Kalter Cyberkrieg

22.03.2013
G DATA Blog

In den vergangenen Monaten wurde dem Thema „Cyberkrieg“ in den Medien ein erstaunlich hohes Maß an Aufmerksamkeit zuteil. In Blogs, Zeitungen und im Fernsehen – überall hören wir Stellungnahmen dazu, dass wir kurz vor dem Ausbruch eines Cyberkriegs stehen. Doch stimmt das überhaupt?

Wenn ich das Wort „Krieg“ höre, denke ich an eine Situation, in der mindestens zwei Seiten einander angreifen. Und diese Angriffe führen zu Opfern. Dies müsste also auch bei einem so genannten Cyberkrieg der Fall sein. Doch so etwas gab es bisher noch nie.
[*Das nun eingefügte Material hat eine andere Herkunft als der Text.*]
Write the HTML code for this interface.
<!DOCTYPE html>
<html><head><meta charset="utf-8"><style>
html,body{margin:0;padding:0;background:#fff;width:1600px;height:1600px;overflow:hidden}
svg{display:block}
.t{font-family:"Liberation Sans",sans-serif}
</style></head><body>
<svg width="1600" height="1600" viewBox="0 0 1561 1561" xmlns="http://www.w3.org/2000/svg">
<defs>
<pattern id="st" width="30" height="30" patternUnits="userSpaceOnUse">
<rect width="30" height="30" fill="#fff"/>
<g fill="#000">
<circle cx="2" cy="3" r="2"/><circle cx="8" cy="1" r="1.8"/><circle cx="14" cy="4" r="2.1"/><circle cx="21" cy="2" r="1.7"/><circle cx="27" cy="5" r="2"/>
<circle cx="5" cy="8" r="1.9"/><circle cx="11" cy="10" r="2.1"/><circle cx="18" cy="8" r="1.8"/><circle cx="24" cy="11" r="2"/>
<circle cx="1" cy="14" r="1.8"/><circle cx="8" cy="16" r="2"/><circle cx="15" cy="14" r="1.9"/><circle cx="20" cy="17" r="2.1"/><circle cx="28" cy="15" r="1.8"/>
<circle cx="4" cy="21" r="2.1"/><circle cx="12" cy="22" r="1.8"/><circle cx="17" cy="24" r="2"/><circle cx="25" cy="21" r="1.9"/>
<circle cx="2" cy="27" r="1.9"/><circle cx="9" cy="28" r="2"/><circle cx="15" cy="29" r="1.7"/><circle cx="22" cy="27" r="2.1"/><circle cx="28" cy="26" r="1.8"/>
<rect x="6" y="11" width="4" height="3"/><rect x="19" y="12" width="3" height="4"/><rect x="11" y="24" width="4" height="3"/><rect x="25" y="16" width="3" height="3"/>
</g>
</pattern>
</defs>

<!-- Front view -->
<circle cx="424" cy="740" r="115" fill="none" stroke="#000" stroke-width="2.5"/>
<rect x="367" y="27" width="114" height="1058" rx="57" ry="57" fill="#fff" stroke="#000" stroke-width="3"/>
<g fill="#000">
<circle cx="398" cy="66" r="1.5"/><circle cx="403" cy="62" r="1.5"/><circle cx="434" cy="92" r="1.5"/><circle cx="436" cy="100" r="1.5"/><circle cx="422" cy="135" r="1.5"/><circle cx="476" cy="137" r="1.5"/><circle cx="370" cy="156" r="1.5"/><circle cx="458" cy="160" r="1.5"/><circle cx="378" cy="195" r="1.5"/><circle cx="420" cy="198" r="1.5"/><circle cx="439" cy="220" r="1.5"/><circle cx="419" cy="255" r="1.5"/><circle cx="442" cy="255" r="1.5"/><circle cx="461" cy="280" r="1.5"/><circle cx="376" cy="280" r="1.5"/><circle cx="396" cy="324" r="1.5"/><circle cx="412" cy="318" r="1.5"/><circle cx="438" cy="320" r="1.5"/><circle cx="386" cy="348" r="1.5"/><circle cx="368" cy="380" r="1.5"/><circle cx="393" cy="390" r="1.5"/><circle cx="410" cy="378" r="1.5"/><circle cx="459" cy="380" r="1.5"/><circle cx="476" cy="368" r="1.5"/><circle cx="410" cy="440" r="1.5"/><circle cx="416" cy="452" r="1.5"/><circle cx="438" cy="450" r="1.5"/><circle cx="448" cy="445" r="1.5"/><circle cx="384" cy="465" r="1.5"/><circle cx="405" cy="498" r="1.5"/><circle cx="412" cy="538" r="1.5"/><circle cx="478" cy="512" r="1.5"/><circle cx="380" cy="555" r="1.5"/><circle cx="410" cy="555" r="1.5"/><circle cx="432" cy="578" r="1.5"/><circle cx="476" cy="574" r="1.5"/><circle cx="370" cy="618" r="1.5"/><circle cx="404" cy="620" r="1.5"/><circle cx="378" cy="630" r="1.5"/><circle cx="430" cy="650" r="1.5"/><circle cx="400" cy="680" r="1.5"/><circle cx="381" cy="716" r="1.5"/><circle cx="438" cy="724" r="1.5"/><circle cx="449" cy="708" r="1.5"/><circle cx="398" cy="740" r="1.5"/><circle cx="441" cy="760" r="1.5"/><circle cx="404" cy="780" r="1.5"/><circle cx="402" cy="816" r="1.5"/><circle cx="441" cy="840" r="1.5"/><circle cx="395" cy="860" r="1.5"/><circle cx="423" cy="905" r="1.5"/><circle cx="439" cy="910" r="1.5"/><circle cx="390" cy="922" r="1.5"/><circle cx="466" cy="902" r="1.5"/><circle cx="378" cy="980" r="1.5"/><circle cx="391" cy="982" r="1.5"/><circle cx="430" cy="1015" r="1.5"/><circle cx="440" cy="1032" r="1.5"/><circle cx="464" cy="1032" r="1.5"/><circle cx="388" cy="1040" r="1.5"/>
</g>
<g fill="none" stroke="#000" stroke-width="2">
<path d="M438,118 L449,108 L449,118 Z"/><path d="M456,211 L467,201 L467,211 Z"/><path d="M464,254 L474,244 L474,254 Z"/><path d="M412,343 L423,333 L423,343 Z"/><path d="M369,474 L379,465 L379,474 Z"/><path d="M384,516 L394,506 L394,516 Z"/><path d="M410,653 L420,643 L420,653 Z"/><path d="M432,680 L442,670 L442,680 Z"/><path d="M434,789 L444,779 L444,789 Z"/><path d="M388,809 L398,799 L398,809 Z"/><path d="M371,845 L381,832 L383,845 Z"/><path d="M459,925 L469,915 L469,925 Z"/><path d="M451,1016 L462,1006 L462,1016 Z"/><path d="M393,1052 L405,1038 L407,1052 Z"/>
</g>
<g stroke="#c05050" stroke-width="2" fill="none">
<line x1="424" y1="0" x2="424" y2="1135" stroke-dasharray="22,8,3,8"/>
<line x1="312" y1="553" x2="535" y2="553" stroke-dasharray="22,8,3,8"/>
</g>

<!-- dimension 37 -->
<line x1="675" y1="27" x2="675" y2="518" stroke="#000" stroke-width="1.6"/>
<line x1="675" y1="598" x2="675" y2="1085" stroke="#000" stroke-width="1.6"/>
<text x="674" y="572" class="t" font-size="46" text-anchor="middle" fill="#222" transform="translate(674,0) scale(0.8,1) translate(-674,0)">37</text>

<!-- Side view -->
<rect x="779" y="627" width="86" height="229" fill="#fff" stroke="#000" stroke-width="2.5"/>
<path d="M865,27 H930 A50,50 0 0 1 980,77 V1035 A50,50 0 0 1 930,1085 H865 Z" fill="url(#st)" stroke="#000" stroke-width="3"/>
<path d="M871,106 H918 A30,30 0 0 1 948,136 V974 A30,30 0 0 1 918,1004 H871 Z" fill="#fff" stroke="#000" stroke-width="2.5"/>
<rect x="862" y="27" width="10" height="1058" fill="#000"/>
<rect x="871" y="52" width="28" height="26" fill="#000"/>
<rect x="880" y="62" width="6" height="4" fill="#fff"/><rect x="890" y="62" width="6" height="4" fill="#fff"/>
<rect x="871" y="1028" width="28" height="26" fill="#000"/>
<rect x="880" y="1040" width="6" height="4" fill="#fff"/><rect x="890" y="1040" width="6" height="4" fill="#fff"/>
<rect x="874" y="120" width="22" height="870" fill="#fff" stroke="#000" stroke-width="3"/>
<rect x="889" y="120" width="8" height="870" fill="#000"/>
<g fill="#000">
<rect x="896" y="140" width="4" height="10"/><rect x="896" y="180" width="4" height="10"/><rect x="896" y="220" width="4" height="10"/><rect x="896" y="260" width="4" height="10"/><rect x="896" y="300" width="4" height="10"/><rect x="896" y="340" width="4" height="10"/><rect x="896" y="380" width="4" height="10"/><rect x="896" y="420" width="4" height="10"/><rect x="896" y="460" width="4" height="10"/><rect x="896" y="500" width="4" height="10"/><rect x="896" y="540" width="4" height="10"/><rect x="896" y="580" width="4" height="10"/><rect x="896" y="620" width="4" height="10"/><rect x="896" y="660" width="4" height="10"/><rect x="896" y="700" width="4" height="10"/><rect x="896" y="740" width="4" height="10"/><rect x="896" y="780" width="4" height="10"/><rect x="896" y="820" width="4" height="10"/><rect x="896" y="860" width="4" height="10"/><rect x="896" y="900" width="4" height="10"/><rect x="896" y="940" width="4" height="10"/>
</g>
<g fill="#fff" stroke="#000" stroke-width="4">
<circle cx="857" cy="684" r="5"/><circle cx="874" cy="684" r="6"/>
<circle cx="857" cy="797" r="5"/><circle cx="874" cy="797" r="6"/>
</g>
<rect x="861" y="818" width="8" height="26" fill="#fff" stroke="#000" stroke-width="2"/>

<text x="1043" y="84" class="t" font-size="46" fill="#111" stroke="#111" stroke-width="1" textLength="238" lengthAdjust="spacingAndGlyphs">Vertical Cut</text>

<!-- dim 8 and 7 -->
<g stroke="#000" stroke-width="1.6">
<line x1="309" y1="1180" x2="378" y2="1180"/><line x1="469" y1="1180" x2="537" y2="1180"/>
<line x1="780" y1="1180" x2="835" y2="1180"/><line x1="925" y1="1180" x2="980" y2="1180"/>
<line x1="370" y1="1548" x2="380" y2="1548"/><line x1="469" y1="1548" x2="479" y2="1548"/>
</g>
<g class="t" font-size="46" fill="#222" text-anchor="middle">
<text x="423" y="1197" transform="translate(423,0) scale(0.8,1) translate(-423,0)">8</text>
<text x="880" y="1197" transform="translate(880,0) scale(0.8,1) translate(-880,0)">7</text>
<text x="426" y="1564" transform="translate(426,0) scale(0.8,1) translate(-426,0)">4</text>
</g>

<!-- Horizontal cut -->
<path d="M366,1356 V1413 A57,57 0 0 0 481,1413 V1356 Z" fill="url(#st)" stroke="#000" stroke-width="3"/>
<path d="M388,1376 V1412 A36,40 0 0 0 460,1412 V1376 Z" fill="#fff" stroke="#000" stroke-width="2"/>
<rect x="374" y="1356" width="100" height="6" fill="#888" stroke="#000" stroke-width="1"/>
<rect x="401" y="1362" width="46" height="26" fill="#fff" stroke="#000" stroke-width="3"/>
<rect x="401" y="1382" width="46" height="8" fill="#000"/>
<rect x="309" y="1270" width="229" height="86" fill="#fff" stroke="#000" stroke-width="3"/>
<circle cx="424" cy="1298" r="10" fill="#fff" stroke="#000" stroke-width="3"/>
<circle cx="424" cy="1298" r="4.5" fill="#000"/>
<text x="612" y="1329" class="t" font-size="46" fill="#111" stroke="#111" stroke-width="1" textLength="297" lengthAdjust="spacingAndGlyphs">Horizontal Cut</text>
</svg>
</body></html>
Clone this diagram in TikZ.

Und ganz ehrlich, ich glaube auch nicht, dass es bald dazu kommen wird.

Das Wort „Cyberkrieg“ wird häufig dann verwendet, wenn eine vermeintliche Waffe entdeckt wird. Beispiele dafür sind Flame, Duqu und Gauss. Diese Software wurde gegen bestimmte Ziele im Nahen Osten als Spionage-Tools eingesetzt. Da Infektionen mit dieser Malware mehr oder weniger auf diejenigen Regionen begrenzt blieben, für die sie eigentlich auch konzipiert waren, und da wenig Kollateralschaden entstand, lassen sich diese Angriffe mit gezielten Bombenabwürfen vergleichen. Doch kam es bei diesem Szenario weder zu Opfern noch zu gegenseitigen Angriffen. Folglich handelt es sich nicht um einen Cyberkrieg. Bei diesen Vorkommnissen handelt es sich ganz einfach um verschiedene Spionagemaßnahmen; um Cyberspionage, wenn man so will, aber sicher nicht um einen Krieg.

Kann man daraus also folgern, dass es für Länder und Staaten Zeitverschwendung ist, Strategien für den Cyberkrieg zu entwickeln, wenn gar kein solcher Krieg droht? Die Antwort, meine Antwort zumindest, lautet: nein. Ich denke, es muss über bestimmte Szenarien nachgedacht werden und auch entschieden werden, welche Maßnahmen bei einem Cyber-Angriff auf ein Land zu ergreifen sind. Denken Sie nur an einen feindlichen Angriff gegen die Wasser- oder Stromversorgungsunternehmen eines Landes.
Bei solchen Angriffen könnte es sehr wohl zivile Opfer geben. Daher ist es gerechtfertigt, Maßnahmenpläne zu entwickeln. Diese Pläne können Leben retten. Außerdem können sie auch ungerechtfertigte Angriffe gegen den vermeintlichen Aggressor verhindern, durch die die Lage erst recht außer Kontrolle geriete. Kurzum kann eine gute Vorbereitung auf den Cyberkrieg verhindern, dass ein solcher Krieg tatsächlich ausbricht.

Zwischenzeitlich möchte ich dringend an Sie alle appellieren, die immer wieder aufgedeckten Cyberangriffe richtig einzuordnen. Benennen Sie diese Vorkommnisse bitte so, wie es sich gehört, nämlich als Cyberspionage bzw. Cybersabotage. Ich bin auch nicht für das Wort Cyberterrorismus. Dieses Wort klingt zwar sensationell und spektakulär, und es verführt Leser leicht dazu, einen bestimmten Artikel zu lesen. Doch all diese Aufmerksamkeit der Medien für ein Phänomen, das es in Wirklichkeit gar nicht gibt, kann auch Ängste schüren. Noch niemals gab es bisher tatsächlich einen Terrorangriff über das Internet. Natürlich nutzen auch Terroristen das Internet für den Austausch und die Verbreitung ihrer extremen Ideen und ihrer Propaganda sowie zum Rekrutieren neuer Mitstreiter. Doch einen Angriff, dem tatsächlich Menschen zum Opfer fielen, gab es bisher noch nicht.

Der falsche Gebrauch von Wörtern wie Cyberkrieg und Cyberterrorismus, der Ängste schüren soll, erinnert mich stark an das politische Klima der 1960er und 70er Jahre: an die Zeit des Kalten Krieges. Jener „Krieg“ fußte im Wesentlichen auf Misstrauen und Argwohn dem Gegner gegenüber und auf einer lähmenden Angst, dass der Gegner angreifen könnte. Wer weiß, vielleicht werden wir in einigen Jahrzehnten auf unser jetziges Zeitalter zurückschauen, das dann vielleicht als Kalter Cyberkrieg bezeichnet wird.